Bahan organik: mencakup semua bahan yang berasal dari
jaringan tanaman dan hewan, baik yang hidup maupun yang telah mati, pada
berbagai tahanan (stage) dekomposisi (Millar, 1955). Bahan organik tanah: lebih
mengacu pada bahan (sisa jaringan tanaman/hewan) yang telah mengalami
perombakan/dekomposisi baik sebagian/seluruhnya, yang telah mengalami
humifikasi maupun yang belum. Kononova (1966) dan Schnitzer
(1978) membagi bahan organic tanah menjadi 2 kelompok, yakni: bahan yang telah
terhumifikasi, yang disebut sebagai bahan humik (humic substances) dan bahan yang
tidak terhumifikasi, yang disebut sebagai bahan bukan humik (non-humic
substances)
Kelompok pertama lebih
dikenal sebagai “humus” yang merupakan hasil akhir proses dekomposisi bahan
organic bersifat stabil dan tahan terhadap proses bio-degradasi (Tan, 1982). Terdiri atas fraksi asam humat, asam
fulfat dan humin. Humus menyusun 90% bagian
bahan organik tanah (Thompson & Troeh, 1978)
Kelompok kedua meliputi senyawa-senyawa organik seperti
karbohidrat, asam amino, peptida, lemak, lilin, lignin, asam nukleat, protein.
Bahan organik tanah berada pada kondisi yang
dinamik sebagai akibat adanya mikroorganisme tanah yang memanfaatkannya sebagai sumber
energi dan karbon. Kandungan bahan organik tanah terutama ditentukan
oleh kesetimbangan antara laju pelonggokan dengan laju dekomposisinya (Pal
& Clark, 1989). Kandungan bahan organik tanah sangat beragam,
berkisar antara 0,5% - 5,0% pada tanah-tanah mineral atau bahkan sampai 100%
pada tanah organik (Histosol) (Bohn, 1979).
Faktor yang pengaruhi kandungan Bahan Organik tanah adalah: iklim,
vegetasi, topografi, waktu, bahan induk dan pertanaman (cropping). Sebaran vegetasi berkaitan erat dengan pola
tertentu dari temperatur dan curah hujan. Pada wilayah yang g CH rendah, maka vegetasi juga
jarang sehingga akumulasi Bahan Organik juga rendah. Pada wilayah yang temperatur dingin, maka kegiatan
mikroroganisme juga rendah sehingga proses dekomposisi lambat.

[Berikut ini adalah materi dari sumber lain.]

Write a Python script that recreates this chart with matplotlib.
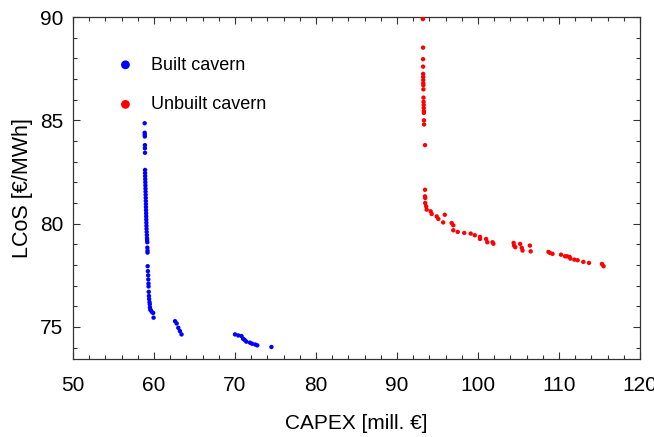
import matplotlib
matplotlib.use("Agg")
import matplotlib.pyplot as plt
from matplotlib.ticker import MultipleLocator

plt.rcParams['font.family'] = ['Liberation Sans', 'DejaVu Sans']

# Built cavern (blue)
built_capex = [58.85, 58.85, 58.86, 58.87, 58.88, 58.88, 58.89, 58.90, 58.90, 58.91,
               58.92, 58.93, 58.94, 58.95, 58.96, 58.97, 58.98, 58.99, 59.00, 59.01,
               59.02, 59.03, 59.04, 59.05, 59.06, 59.07, 59.08, 59.10, 59.12, 59.14,
               59.15, 59.17, 59.18, 59.20, 59.20, 59.22, 59.25, 59.28, 59.30, 59.32,
               59.33, 59.35, 59.38, 59.40, 59.45, 59.48, 59.50, 59.55, 59.60, 59.75,
               59.90, 59.95,
               62.6, 62.8, 63.0, 63.2, 63.4,
               70.0, 70.4, 70.8, 71.0, 71.2, 71.4, 71.85, 72.1, 72.5, 72.75, 74.5]
built_lcos = [84.86, 84.40, 84.30, 84.22, 83.80, 83.65, 83.43, 82.60, 82.45, 82.30,
              82.15, 82.00, 81.85, 81.70, 81.55, 81.40, 81.25, 81.10, 80.95, 80.80,
              80.65, 80.50, 80.35, 80.20, 80.05, 79.90, 79.75, 79.60, 79.45, 79.30,
              79.20, 79.10, 78.84, 78.70, 78.60, 77.94, 77.70, 77.50, 77.30, 77.10,
              76.96, 76.70, 76.50, 76.35, 76.20, 76.10, 75.95, 75.85, 75.80, 75.72,
              75.68, 75.45,
              75.28, 75.17, 74.96, 74.80, 74.64,
              74.64, 74.59, 74.56, 74.43, 74.37, 74.29, 74.24, 74.19, 74.15, 74.11, 74.03]

# Unbuilt cavern (red)
unbuilt_capex = [93.20, 93.20, 93.20, 93.22, 93.22, 93.22, 93.23, 93.23, 93.24, 93.24,
                 93.25, 93.26, 93.27, 93.28, 93.30, 93.30, 93.32, 93.32, 93.33, 93.34,
                 93.46,
                 93.46, 93.46, 93.48, 93.48, 93.60, 93.66, 94.15, 94.28, 94.90, 95.10,
                 95.90, 95.70, 96.75, 96.95, 96.95, 97.50, 98.30, 99.10, 99.60, 100.25,
                 100.25, 101.00, 101.15, 101.80, 101.90,
                 104.40, 104.45, 104.60, 105.20, 105.40, 105.50, 106.40, 106.50,
                 108.70, 108.90, 109.20, 110.25, 110.75, 111.00, 111.30, 111.40,
                 111.90, 112.30, 113.00, 113.70, 115.30, 115.50]
unbuilt_lcos = [90.00, 89.95, 89.90, 88.52, 87.96, 87.60, 87.25, 87.10, 86.95, 86.80,
                86.70, 86.50, 86.10, 85.90, 85.75, 85.60, 85.45, 85.36, 85.00, 84.80,
                83.80,
                81.64, 81.32, 81.24, 81.00, 80.84, 80.68, 80.60, 80.47, 80.35, 80.23,
                80.43, 80.06, 80.03, 79.92, 79.68, 79.60, 79.55, 79.52, 79.44, 79.36,
                79.26, 79.26, 79.10, 79.10, 79.03,
                79.07, 78.94, 78.86, 79.02, 78.83, 78.70, 78.94, 78.66,
                78.63, 78.58, 78.54, 78.50, 78.42, 78.42, 78.39, 78.31,
                78.26, 78.23, 78.15, 78.10, 78.05, 77.94]

x_ticks = [50, 60, 70, 80, 90, 100, 110, 120]
y_ticks = [75, 80, 85, 90]

fig = plt.figure(figsize=(6.54, 4.37), dpi=100)
ax = fig.add_axes([0.1116, 0.1785, 0.867, 0.7825])

ax.scatter(built_capex, built_lcos, s=10, color='#0000ff', edgecolors='none',
           label='Built cavern', zorder=3)
ax.scatter(unbuilt_capex, unbuilt_lcos, s=10, color='#ff0000', edgecolors='none',
           label='Unbuilt cavern', zorder=3)

ax.set_xlim(50, 120)
ax.set_ylim(73.45, 90)
ax.set_xticks(x_ticks)
ax.set_yticks(y_ticks)
ax.xaxis.set_minor_locator(MultipleLocator(2))
ax.yaxis.set_minor_locator(MultipleLocator(1))
ax.tick_params(which='both', direction='in', top=True, right=True, labelsize=15,
               color='#333333')
ax.tick_params(axis='x', which='major', length=5, width=0.8, pad=12)
ax.tick_params(axis='y', which='major', length=5, width=0.8, pad=7)
ax.tick_params(which='minor', length=3, width=0.8)
for sp in ax.spines.values():
    sp.set_color('#333333')
    sp.set_linewidth(0.9)

ax.set_xlabel('CAPEX [mill. €]', fontsize=15, labelpad=14)
ax.set_ylabel('LCoS [€/MWh]', fontsize=15.5, labelpad=5)

ax.legend(loc='upper left', bbox_to_anchor=(0.032, 0.932), frameon=False, fontsize=13,
          markerscale=2.0, handletextpad=0.4, labelspacing=1.25, scatterpoints=1)

fig.savefig('out.png', dpi=100)
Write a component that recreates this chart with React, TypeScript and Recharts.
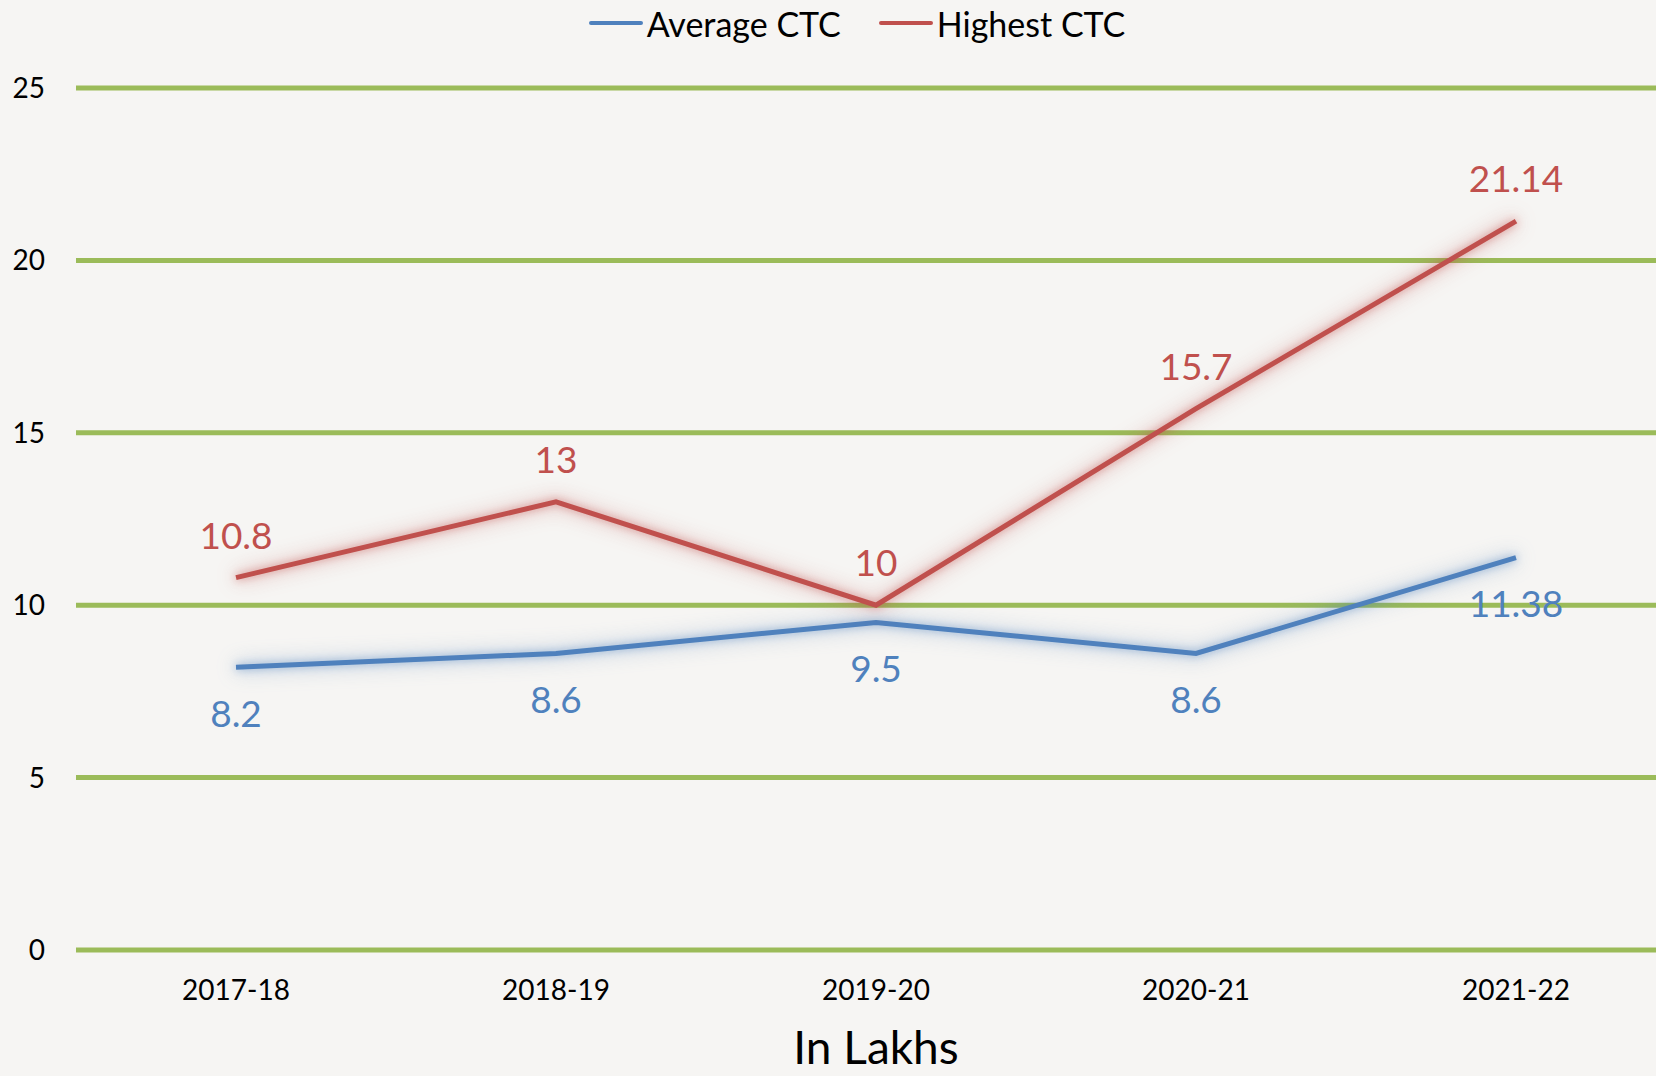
import { LineChart, Line, XAxis, YAxis, CartesianGrid, Legend, LabelList, Label } from "recharts"

const categories = ["2017-18", "2018-19", "2019-20", "2020-21", "2021-22"]
const averageCtc = [8.2, 8.6, 9.5, 8.6, 11.38]
const highestCtc = [10.8, 13, 10, 15.7, 21.14]
const yTicks = [0, 5, 10, 15, 20, 25]

const series = [
  { key: "average", name: "Average CTC", color: "#4F81BD" },
  { key: "highest", name: "Highest CTC", color: "#C0504D" },
]

const data = categories.map((year, i) => ({
  year,
  average: averageCtc[i],
  highest: highestCtc[i],
}))

const FONT = "Lato, 'Open Sans', sans-serif"

// soft glow under the series, light shadow under gridlines
const css = `
.grid-shadow line { filter: drop-shadow(2px 3px 2px rgba(0,0,0,0.3)); }
.avg-line .recharts-line-curve { filter: drop-shadow(0 0 4px rgba(79,129,189,0.6)) drop-shadow(0 0 10px rgba(79,129,189,0.45)); }
.high-line .recharts-line-curve { filter: drop-shadow(0 0 4px rgba(192,80,77,0.6)) drop-shadow(0 0 10px rgba(192,80,77,0.45)); }
`

const renderLegend = () => (
  <div
    style={{
      display: "flex",
      justifyContent: "center",
      alignItems: "center",
      height: 46,
      fontFamily: FONT,
      fontSize: 34,
      color: "#000",
    }}
  >
    {series.map((s, i) => (
      <div key={s.key} style={{ display: "flex", alignItems: "center", marginRight: i === 0 ? 38 : 0 }}>
        <span style={{ display: "inline-block", width: 54, height: 4, borderRadius: 2, background: s.color, marginRight: 4 }} />
        <span>{s.name}</span>
      </div>
    ))}
  </div>
)

export default function App() {
  return (
    <div
      style={{
        position: "fixed",
        top: 0,
        left: 0,
        width: 1656,
        height: 1076,
        overflow: "hidden",
        background: "#F6F5F3",
      }}
    >
      <style>{css}</style>
      <LineChart width={1676} height={1076} data={data} margin={{ top: 88, right: 0, bottom: 0, left: 0 }}>
        <CartesianGrid className="grid-shadow" vertical={false} stroke="#9BBB59" strokeWidth={5} />
        <XAxis
          dataKey="year"
          height={126}
          axisLine={false}
          tickLine={false}
          tickSize={0}
          tickMargin={30}
          padding={{ left: 160, right: 160 }}
          tick={{ fontSize: 28, fill: "#000", fontFamily: FONT }}
        >
          <Label value="In Lakhs" position="insideBottom" offset={12} fontSize={46} fill="#000" fontFamily={FONT} />
        </XAxis>
        <YAxis
          width={76}
          domain={[0, 25]}
          ticks={yTicks}
          axisLine={false}
          tickLine={false}
          tickSize={0}
          tickMargin={31}
          tick={{ fontSize: 28, fill: "#000", fontFamily: FONT }}
        />
        <Legend verticalAlign="middle" align="center" wrapperStyle={{ top: 0, left: 0, width: 1714 }} content={renderLegend} />
        <Line
          className="avg-line"
          type="linear"
          dataKey="average"
          name="Average CTC"
          stroke="#4F81BD"
          strokeWidth={5}
          dot={false}
          activeDot={false}
          isAnimationActive={false}
        >
          <LabelList dataKey="average" position="bottom" offset={33} fill="#4F81BD" fontSize={37} fontFamily={FONT} />
        </Line>
        <Line
          className="high-line"
          type="linear"
          dataKey="highest"
          name="Highest CTC"
          stroke="#C0504D"
          strokeWidth={5}
          dot={false}
          activeDot={false}
          isAnimationActive={false}
        >
          <LabelList dataKey="highest" position="top" offset={29} fill="#C0504D" fontSize={37} fontFamily={FONT} />
        </Line>
      </LineChart>
    </div>
  )
}
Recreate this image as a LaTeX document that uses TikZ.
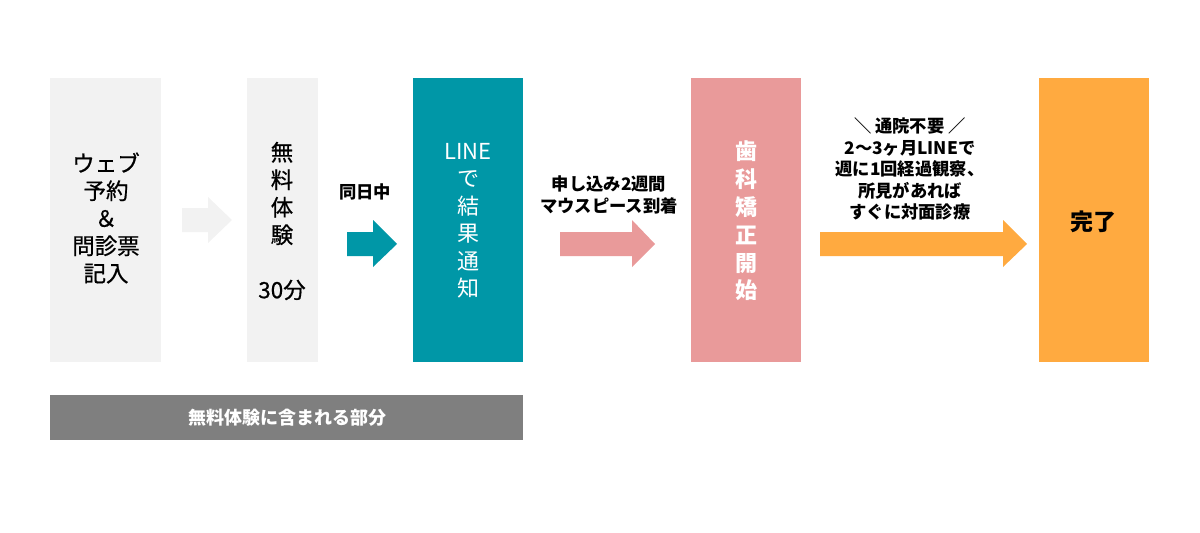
\documentclass[tikz,border=0pt]{standalone}
\usepackage{fontspec}
\setmainfont{Noto Sans CJK JP}
\newfontfamily\jpm{Noto Sans CJK JP}[FakeBold=0.6]
\definecolor{lgray}{HTML}{F2F2F2}
\definecolor{teal1}{HTML}{0097A7}
\definecolor{pink1}{HTML}{E99A9A}
\definecolor{orange1}{HTML}{FFAA40}
\definecolor{dgray}{HTML}{7F7F7F}
\begin{document}
\begin{tikzpicture}[x=1pt,y=-1pt,
  box/.style={inner sep=0pt, anchor=north west},
  boxtext/.style={align=center, font=\jpm\fontsize{22.5}{27.5}\selectfont, inner sep=0pt},
  lbl/.style={align=center, font=\fontsize{17.3}{21.5}\selectfont\bfseries, inner sep=0pt}
]
\useasboundingbox (0,0) rectangle (1200,533);
% boxes
\fill[lgray] (50,78) rectangle (161,362);
\node[box, minimum width=111pt, minimum height=284pt] (b1) at (50,78) {};
\fill[lgray] (247,78) rectangle (318,362);
\node[box, minimum width=71pt, minimum height=284pt] (b2) at (247,78) {};
\fill[teal1] (413,78) rectangle (523,362);
\node[box, minimum width=110pt, minimum height=284pt] (b3) at (413,78) {};
\fill[pink1] (691,78) rectangle (801,362);
\node[box, minimum width=110pt, minimum height=284pt] (b4) at (691,78) {};
\fill[orange1] (1039,78) rectangle (1149,362);
\node[box, minimum width=110pt, minimum height=284pt] (b5) at (1039,78) {};
\fill[dgray] (50,395) rectangle (523,440);
\node[box, minimum width=473pt, minimum height=45pt] (bar) at (50,395) {};

% box texts
\node[boxtext] (t1) at (106,218) {ウェブ\\予約\\＆\\問診票\\記入};
\node[boxtext] (t2) at (282,221) {無\\料\\体\\験\\[27.5pt]30分};
\node[boxtext, text=white, font=\fontsize{22}{27.5}\selectfont] (t3) at (468,221) {LINE\\で\\結\\果\\通\\知};
\node[boxtext, text=white, font=\fontsize{22}{27.8}\selectfont\bfseries] (t4) at (746,221) {歯\\科\\矯\\正\\開\\始};
\node[inner sep=0pt, font=\fontsize{23}{28}\selectfont\bfseries] (t5) at (1093,222) {完了};
\node[inner sep=0pt, text=white, font=\fontsize{18}{21}\selectfont\bfseries] (tb) at (287,418) {無料体験に含まれる部分};

% block arrows
\fill[lgray] (182,208) -- (208,208) -- (208,197) -- (232,220) -- (208,243) -- (208,232) -- (182,232) -- cycle;
\fill[teal1] (347,232) -- (373,232) -- (373,220) -- (397,244) -- (373,267) -- (373,256) -- (347,256) -- cycle;
\fill[pink1] (560,232) -- (632,232) -- (632,220) -- (655,244) -- (632,267) -- (632,256) -- (560,256) -- cycle;
\fill[orange1] (820,232) -- (1003,232) -- (1003,220) -- (1027,244) -- (1003,267) -- (1003,256) -- (820,256) -- cycle;

% labels
\node[lbl] (l1) at (365,192) {同日中};
\node[lbl] (l2) at (609,195) {申し込み2週間\\マウスピース到着};
\node[lbl] (l3) at (910,169) {＼ 通院不要 ／\\2〜3ヶ月LINEで\\週に1回経過観察、\\所見があれば\\すぐに対面診療};
\end{tikzpicture}
\end{document}
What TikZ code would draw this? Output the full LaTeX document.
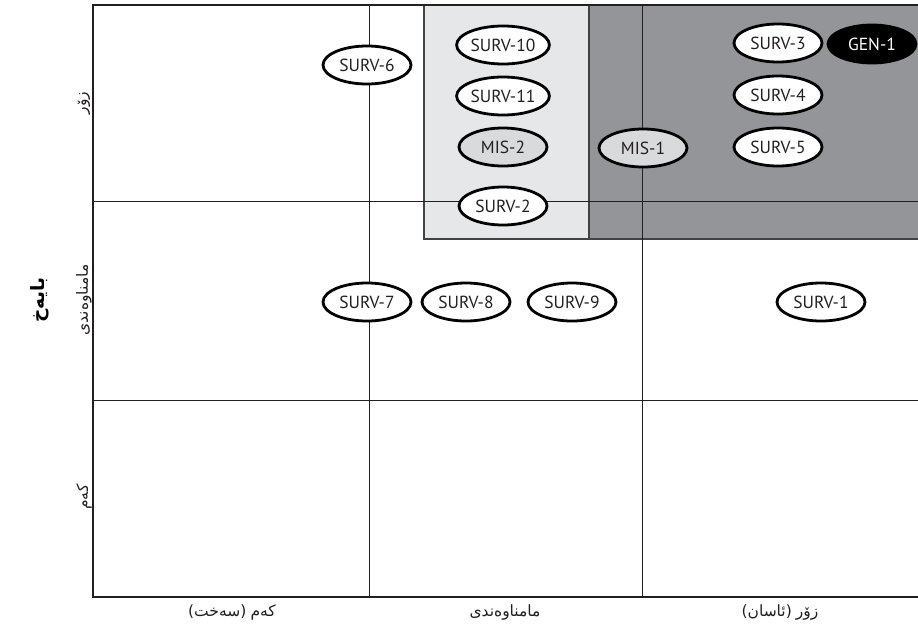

Apabila terjadi laju pelonggokan bahan organik
melampaui laju dekomposisinya, terutama pada daerah dengan kondisi jenuh air
dan suhu rendah, maka kandungan bahan organik akan meningkat dengan tingkat
dekomposisi yang rendahCiri dan kandungan bahan organik tanah merupakan
ciri penting suatu tanah, karena Bahan Organik tanah mempengaruhi sifat-sifat
tanah melalui berbagai cara.
Hasil perombakan bahan organik mampu mempercepat
proses pelapukan bahan-bahan mineral tanah; agihan (distribution) bahan organik
di dalam tanah berpengaruh terhadap pemilahan (differentiation) horison. Proses perombakan bahan organik merupakan
mekanisme awal yang selanjutnya
menentukan fungsi dan peran bahan organik tersebut di dalam tanah.
Stevenson (1982) menyajikan
proses dekomposisi Bahan Organik dengan urutan sbb:
1. Fase perombakan bahan organik segar. Proses ini
akan merubah ukuran bahan menjadi lebih kecil.
2. Fase perombakan lanjutan, yang melibatkan kegiatam enzim
mikroorganisme tanah. Fase ini dibagi lagi menjadi beberapa tahapan:
a. tahapan awal: dicirikan oleh kehilangan secara cepat bahan-bahan yang g mudah
terdekomposisi sebagai akibat pemanfaatan Bahan Organik sebagai sumber karbon
dan energi oleh mikroorganisme tanah, terutama bakteri. Dihasilkan sejumlah
senyawa sampingan (by products) seperti: NH3, H2S, CO2,
asam organik dll.
b. Tahapn tengah: terbentuk senyawa
organik tengahan/antara (intermediate products) dan biomasa baru sel organisme)
c. Tahapan akhir: dicirikan oleh
terjadinya dekomposisi secara berangsur bagian jaringan tanaman/hewan yang lebih
resisten (misal: lignin). Peran fungi dan Actinomycetes pd tahapan ini sangat
dominan
3. Fase perombakan dan sintesis ulang senyawa2
organik (humifikasi) yang akan membentuk humus.